Copy the lines of the data below exactly, starting at the first and stopping after the line that contains "(0,0) rectangle (2303,1037);"; include no pictures.

- [Data segment]:
□ □ □
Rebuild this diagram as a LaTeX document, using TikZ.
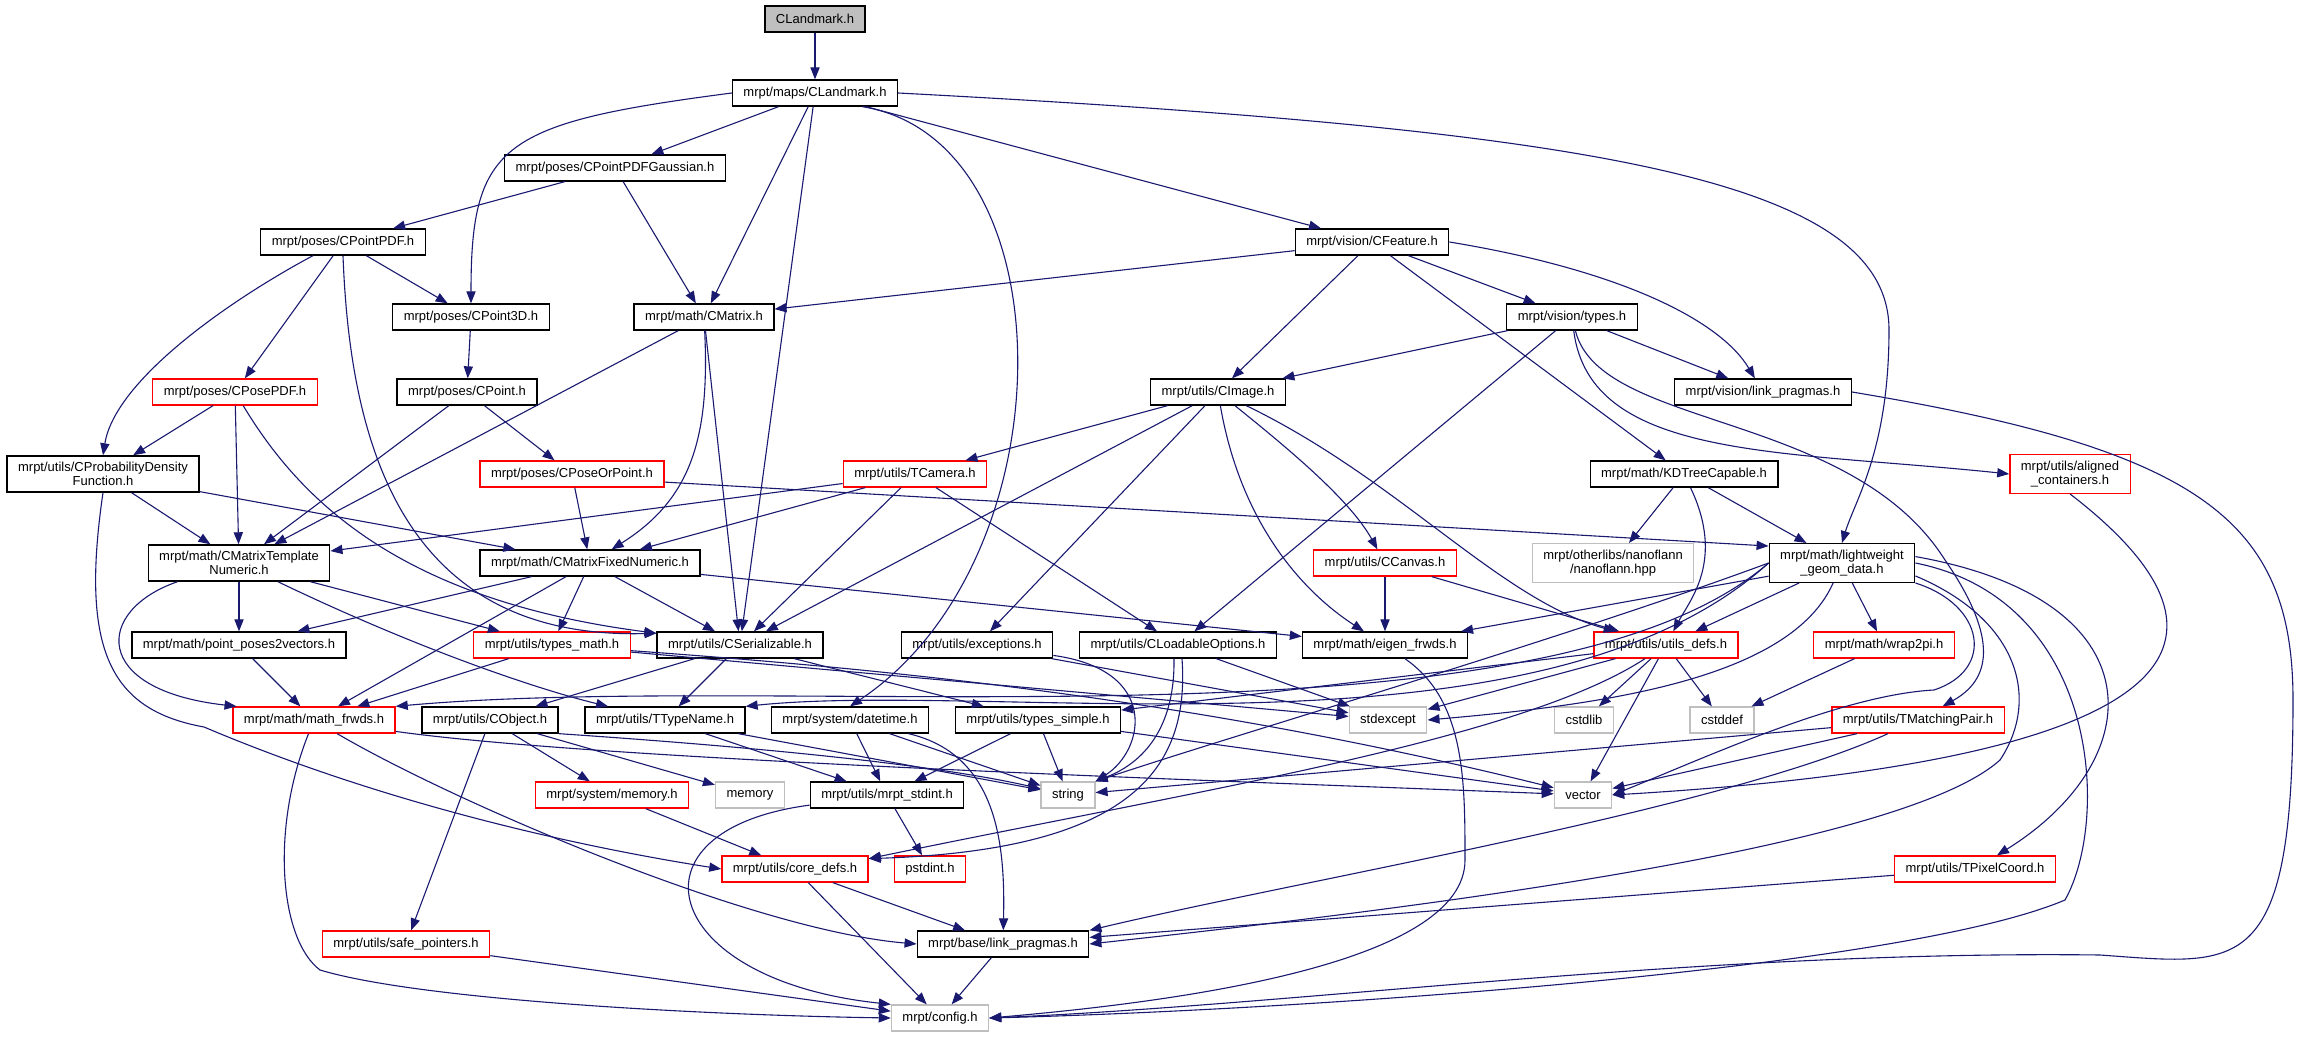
\documentclass[tikz,border=0pt]{standalone}
\usepackage{fontspec}
\setmainfont{Liberation Sans}
\usetikzlibrary{arrows.meta}
\definecolor{incblue}{HTML}{191970}
\definecolor{grey75}{HTML}{BFBFBF}
\tikzset{
  hdr/.style={draw=black,line width=0.65pt,fill=white,inner xsep=5.5pt,inner ysep=3pt,minimum height=13pt,align=center,font=\fontsize{6.5pt}{7.3pt}\selectfont},
  hdrred/.style={hdr,draw=red},
  hdrsys/.style={hdr,draw=grey75},
  inc/.style={draw=incblue,line width=0.55pt,-{Triangle[length=6pt,width=4.6pt]}}
}
\begin{document}
\begin{tikzpicture}[x=0.5pt,y=-0.5pt]
    \useasboundingbox (0,0) rectangle (2303,1037);

    \node[hdr,fill=grey75] (root) at (815,19){CLandmark.h};
    \node[hdr] (maps) at (815,93){mrpt/maps/CLandmark.h};
    \node[hdr] (gauss) at (615,168){mrpt/poses/CPointPDFGaussian.h};
    \node[hdr] (pdf) at (343,242){mrpt/poses/CPointPDF.h};
    \node[hdr] (feature) at (1372,242){mrpt/vision/CFeature.h};
    \node[hdr] (p3d) at (471,317){mrpt/poses/CPoint3D.h};
    \node[hdr] (cmatrix) at (704,317){mrpt/math/CMatrix.h};
    \node[hdr] (vtypes) at (1572,317){mrpt/vision/types.h};
    \node[hdrred] (posepdf) at (235,392){mrpt/poses/CPosePDF.h};
    \node[hdr] (point) at (467,392){mrpt/poses/CPoint.h};
    \node[hdr] (cimage) at (1218,392){mrpt/utils/CImage.h};
    \node[hdr] (vlink) at (1763,392){mrpt/vision/link\_pragmas.h};
    \node[hdr] (probdens) at (103,474){mrpt/utils/CProbabilityDensity\\Function.h};
    \node[hdrred] (poseorpoint) at (572,474){mrpt/poses/CPoseOrPoint.h};
    \node[hdrred] (tcamera) at (915,474){mrpt/utils/TCamera.h};
    \node[hdr] (kdtree) at (1684,474){mrpt/math/KDTreeCapable.h};
    \node[hdrred] (aligned) at (2070,474){mrpt/utils/aligned\\\_containers.h};
    \node[hdr] (tplnum) at (239,563){mrpt/math/CMatrixTemplate\\Numeric.h};
    \node[hdr] (fixnum) at (590,563){mrpt/math/CMatrixFixedNumeric.h};
    \node[hdrred] (ccanvas) at (1385,563){mrpt/utils/CCanvas.h};
    \node[hdrsys] (nanoflann) at (1613,563){mrpt/otherlibs/nanoflann\\/nanoflann.hpp};
    \node[hdr] (lwgeom) at (1842,563){mrpt/math/lightweight\\\_geom\_data.h};
    \node[hdr] (pp2v) at (239,645){mrpt/math/point\_poses2vectors.h};
    \node[hdrred] (typesmath) at (552,645){mrpt/utils/types\_math.h};
    \node[hdr] (cser) at (740,645){mrpt/utils/CSerializable.h};
    \node[hdr] (exceptions) at (977,645){mrpt/utils/exceptions.h};
    \node[hdr] (cloadable) at (1178,645){mrpt/utils/CLoadableOptions.h};
    \node[hdr] (eigen) at (1385,645){mrpt/math/eigen\_frwds.h};
    \node[hdrred] (utilsdefs) at (1666,645){mrpt/utils/utils\_defs.h};
    \node[hdrred] (wrap2pi) at (1884,645){mrpt/math/wrap2pi.h};
    \node[hdrred] (mathfrwds) at (314,720){mrpt/math/math\_frwds.h};
    \node[hdr] (cobject) at (490,720){mrpt/utils/CObject.h};
    \node[hdr] (ttypename) at (665,720){mrpt/utils/TTypeName.h};
    \node[hdr] (datetime) at (850,720){mrpt/system/datetime.h};
    \node[hdr] (typessimple) at (1038,720){mrpt/utils/types\_simple.h};
    \node[hdrsys] (stdexcept) at (1388,720){stdexcept};
    \node[hdrsys] (cstdlib) at (1584,720){cstdlib};
    \node[hdrsys] (cstddef) at (1722,720){cstddef};
    \node[hdrred] (tmatching) at (1918,720){mrpt/utils/TMatchingPair.h};
    \node[hdrred] (sysmemory) at (612,795){mrpt/system/memory.h};
    \node[hdrsys] (memory) at (750,795){memory};
    \node[hdr] (stdint) at (887,795){mrpt/utils/mrpt\_stdint.h};
    \node[hdrsys] (string) at (1068,795){string};
    \node[hdrsys] (vector) at (1583,795){vector};
    \node[hdrred] (coredefs) at (795,869){mrpt/utils/core\_defs.h};
    \node[hdrred] (pstdint) at (930,869){pstdint.h};
    \node[hdrred] (tpixel) at (1975,869){mrpt/utils/TPixelCoord.h};
    \node[hdrred] (safeptr) at (406,944){mrpt/utils/safe\_pointers.h};
    \node[hdr] (baselink) at (1003,944){mrpt/base/link\_pragmas.h};
    \node[hdrsys] (config) at (940,1018){mrpt/config.h};

    \draw[inc] (root) -- (maps);
    \draw[inc] (maps) -- (gauss);
    \draw[inc] (maps.west) .. controls +(-230,30) and +(0,-160) .. (p3d.north);
    \draw[inc] (maps) -- (cmatrix);
    \draw[inc] (maps) -- (cser);
    \draw[inc] ([xshift=-18pt]maps.south east) .. controls (1070,140) and (1070,560) .. (datetime.north);
    \draw[inc] (maps) -- (feature);
    \draw[inc] (maps.east) .. controls (1600,130) and (1889,180) .. (1889,330) .. controls (1889,450) and (1855,500) .. (lwgeom.north);

    \draw[inc] (gauss) -- (pdf);
    \draw[inc] (gauss) -- (cmatrix);
    \draw[inc] (pdf) -- (p3d);
    \draw[inc] (pdf) -- (posepdf);
    \draw[inc] ([xshift=-15pt]pdf.south) .. controls (230,300) and (115,380) .. (probdens.north);
    \draw[inc] (pdf.south) .. controls (350,440) and (400,640) .. (cser.172);
    \draw[inc] (p3d) -- (point);
    \draw[inc] (cmatrix) -- (tplnum);
    \draw[inc] (cmatrix) .. controls (710,440) and (690,500) .. (fixnum);
    \draw[inc] (cmatrix) -- (cser);

    \draw[inc] (feature) -- (cmatrix);
    \draw[inc] (feature) -- (cimage);
    \draw[inc] (feature) -- (kdtree);
    \draw[inc] (feature) -- (vtypes);
    \draw[inc] (feature.east) .. controls (1620,270) and (1720,320) .. (vlink);
    \draw[inc] (vtypes) -- (cimage);
    \draw[inc] (vtypes) -- (vlink);
    \draw[inc] (vtypes) -- (cloadable);
    \draw[inc] (vtypes) .. controls (1590,460) and (1780,450) .. (aligned.west);
    \draw[inc] (vtypes) .. controls (1600,430) and (1850,410) .. (1945,560) .. controls (2000,640) and (1990,680) .. (tmatching);
    \draw[inc] (vlink.east) .. controls (2200,450) and (2293,520) .. (2293,700) .. controls (2293,980) and (2240,965) .. (2100,955) .. controls (1700,950) and (1300,1005) .. (config.east);
    \draw[inc] (aligned.south) .. controls (2260,640) and (2200,760) .. (vector.east);

    \draw[inc] (posepdf) -- (probdens);
    \draw[inc] (posepdf) -- (tplnum);
    \draw[inc] (posepdf) .. controls (300,500) and (400,600) .. (cser.172);
    \draw[inc] (point) -- (tplnum);
    \draw[inc] (point) -- (poseorpoint);
    \draw[inc] (probdens) -- (tplnum);
    \draw[inc] (probdens) -- (fixnum);
    \draw[inc] (probdens.south) .. controls (80,650) and (110,710) .. (204,727) .. controls (400,810) and (600,850) .. (coredefs.west);
    \draw[inc] (poseorpoint) -- (fixnum);
    \draw[inc] (poseorpoint.-5) -- (lwgeom.167);

    \draw[inc] (cimage) -- (tcamera);
    \draw[inc] (cimage) -- (cser);
    \draw[inc] (cimage) -- (exceptions);
    \draw[inc] (cimage) .. controls (1240,520) and (1300,590) .. (eigen);
    \draw[inc] (cimage) .. controls (1290,450) and (1350,500) .. (ccanvas);
    \draw[inc] (cimage) .. controls (1400,480) and (1500,600) .. (utilsdefs);
    \draw[inc] (tcamera) -- (tplnum);
    \draw[inc] (tcamera) -- (fixnum);
    \draw[inc] (tcamera) -- (cser);
    \draw[inc] (tcamera) -- (cloadable);
    \draw[inc] (kdtree) -- (nanoflann);
    \draw[inc] (kdtree) .. controls (1725,560) and (1690,600) .. (utilsdefs);
    \draw[inc] (kdtree) -- (lwgeom);

    \draw[inc] (tplnum) -- (pp2v);
    \draw[inc] (tplnum) -- (typesmath);
    \draw[inc] (tplnum) .. controls (420,650) and (540,690) .. (ttypename);
    \draw[inc] ([xshift=15pt]tplnum.south west) .. controls (95,610) and (90,690) .. (mathfrwds.170);
    \draw[inc] (fixnum) -- (pp2v);
    \draw[inc] (fixnum) -- (mathfrwds);
    \draw[inc] (fixnum) -- (typesmath);
    \draw[inc] (fixnum) -- (cser);
    \draw[inc] (fixnum) -- (eigen);
    \draw[inc] (ccanvas) -- (eigen);
    \draw[inc] (ccanvas) -- (utilsdefs);

    \draw[inc] (lwgeom) -- (utilsdefs);
    \draw[inc] (lwgeom) -- (eigen);
    \draw[inc] (lwgeom.west) .. controls (1540,760) and (800,670) .. (mathfrwds.north east);
    \draw[inc] (lwgeom.west) .. controls (1540,770) and (1000,680) .. (ttypename.north east);
    \draw[inc] (lwgeom.west) .. controls (1560,640) and (1250,730) .. (string.north east);
    \draw[inc] (lwgeom) -- (wrap2pi);
    \draw[inc] (lwgeom) .. controls (1790,680) and (1600,705) .. (stdexcept.east);
    \draw[inc] (lwgeom.south east) .. controls (1985,605) and (1995,670) .. (1934,690) .. controls (1840,695) and (1700,760) .. (vector.east);
    \draw[inc] (lwgeom.-10) .. controls (2020,620) and (2040,700) .. (2000,760) .. controls (1900,850) and (1400,910) .. (baselink.east);
    \draw[inc] (lwgeom.east) .. controls (2100,600) and (2110,820) .. (2065,900) .. controls (1900,970) and (1300,1010) .. (config.east);
    \draw[inc] (lwgeom.5) .. controls (2160,600) and (2150,760) .. ([xshift=11pt]tpixel.north);

    \draw[inc] (pp2v) -- (mathfrwds);
    \draw[inc] (typesmath) -- (mathfrwds);
    \draw[inc] (typesmath) -- (stdexcept);
    \draw[inc] (typesmath) .. controls (900,670) and (1200,700) .. (vector);
    \draw[inc] (cser) -- (cobject);
    \draw[inc] (cser) -- (ttypename);
    \draw[inc] (cser) -- (typessimple);
    \draw[inc] (exceptions) -- (stdexcept);
    \draw[inc] (exceptions) .. controls (1160,670) and (1145,750) .. (string.north east);
    \draw[inc] (cloadable) -- (stdexcept);
    \draw[inc] ([xshift=-2pt]cloadable.south) .. controls (1175,720) and (1150,760) .. (string.north east);
    \draw[inc] ([xshift=2pt]cloadable.south) .. controls (1190,770) and (1130,850) .. (coredefs.8);
    \draw[inc] (eigen) .. controls (1465,700) and (1465,780) .. (1465,860) .. controls (1465,960) and (1200,1000) .. (config.east);
    \draw[inc] (utilsdefs) -- (cstdlib);
    \draw[inc] (utilsdefs) -- (cstddef);
    \draw[inc] (utilsdefs) -- (vector);
    \draw[inc] (utilsdefs) -- (stdexcept);
    \draw[inc] (utilsdefs) -- (typessimple);
    \draw[inc] (utilsdefs) .. controls (1520,740) and (1200,790) .. (coredefs.8);
    \draw[inc] (wrap2pi) -- (cstddef);

    \draw[inc] (mathfrwds) .. controls (600,760) and (1200,780) .. (vector);
    \draw[inc] (mathfrwds) .. controls (450,800) and (750,930) .. (baselink.west);
    \draw[inc] (mathfrwds) .. controls (270,830) and (280,940) .. (320,970) .. controls (420,1000) and (700,1015) .. (config.west);
    \draw[inc] (cobject) -- (sysmemory);
    \draw[inc] (cobject) -- (memory);
    \draw[inc] (cobject) -- (safeptr);
    \draw[inc] (cobject.south east) .. controls (800,750) and (950,768) .. (string);
    \draw[inc] (ttypename) -- (stdint);
    \draw[inc] (ttypename) -- (string);
    \draw[inc] (datetime) -- (stdint);
    \draw[inc] (datetime) -- (string);
    \draw[inc] (datetime) .. controls (1000,755) and (1005,850) .. (baselink);
    \draw[inc] (typessimple) -- (stdint);
    \draw[inc] (typessimple) -- (string);
    \draw[inc] (typessimple) -- (vector);
    \draw[inc] (tmatching) -- (vector);
    \draw[inc] (tmatching) -- (string);
    \draw[inc] (tmatching) .. controls (1720,810) and (1300,880) .. (baselink.north east);

    \draw[inc] (sysmemory) -- (coredefs);
    \draw[inc] (stdint) -- (pstdint);
    \draw[inc] (stdint) .. controls (620,830) and (660,980) .. (config.north west);
    \draw[inc] (coredefs) -- (baselink);
    \draw[inc] (coredefs) -- (config);
    \draw[inc] (tpixel) -- (baselink);
    \draw[inc] (safeptr) -- (config);
    \draw[inc] (baselink) -- (config);
\end{tikzpicture}
\end{document}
□ □ □
- [Task answer]:
Rebuild this diagram as a LaTeX document, using TikZ.
\documentclass[tikz,border=0pt]{standalone}
\usepackage{fontspec}
\setmainfont{Liberation Sans}
\usetikzlibrary{arrows.meta}
\definecolor{incblue}{HTML}{191970}
\definecolor{grey75}{HTML}{BFBFBF}
\tikzset{
  hdr/.style={draw=black,line width=0.65pt,fill=white,inner xsep=5.5pt,inner ysep=3pt,minimum height=13pt,align=center,font=\fontsize{6.5pt}{7.3pt}\selectfont},
  hdrred/.style={hdr,draw=red},
  hdrsys/.style={hdr,draw=grey75},
  inc/.style={draw=incblue,line width=0.55pt,-{Triangle[length=6pt,width=4.6pt]}}
}
\begin{document}
\begin{tikzpicture}[x=0.5pt,y=-0.5pt]
    \useasboundingbox (0,0) rectangle (2303,1037);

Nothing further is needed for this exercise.